See the [tests](https://github.com/jed/hyperspider/blob/master/test/server.js) for a working example.

Installation
------------

Use [npm](http://npmjs.org) to install hyperspider:

`npm i hyperspider`

API
---

### req = hyperspider(options, [callback])

`options`: An object containing the same options as for node's [http.request](http://nodejs.org/docs/latest/api/all.html#all_http_request_options_callback) method, with one exception: `path` can be any of the following:

- a normal url path, such as `/users`
- a function that takes a path and returns a boolean
- a RegExp that matches a path
- a wildcard url path to turn into a RegExp, with `*` replaced by `[^/]+` and `**` replaced by `.*?`
- an array containing any of the above

Note that `path` must contain at least one normal url path to serve as the starting point for the crawl.

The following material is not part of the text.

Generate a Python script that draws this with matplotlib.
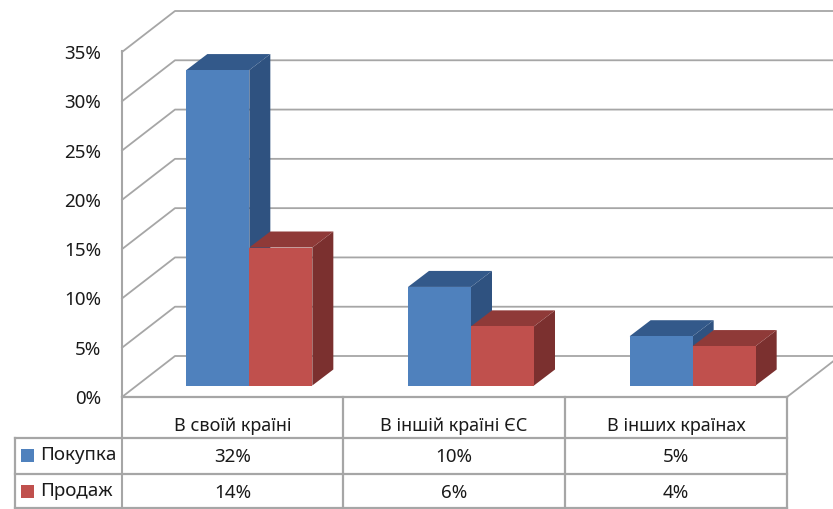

`callback(err, data)`: Buffers the event stream into a single callback. `err` is null if no errors occurred, and otherwise the first error emitted, with subsequent errors available from the `next` property of the error. `data` is an array of responses, one for each successful HTTP call. Omit this to listen for a stream of events.

### req.extract (or hyperspider.prototype.extract)

This method takes a single argument, an HTTP response. Override this before adding listeners to customize how hyperspider should extract urls from each resource. By default, the response body is parsed into JSON, extracting the value of every nested `href` property, but you could roll your own, such as parsing `Link` headers, etc.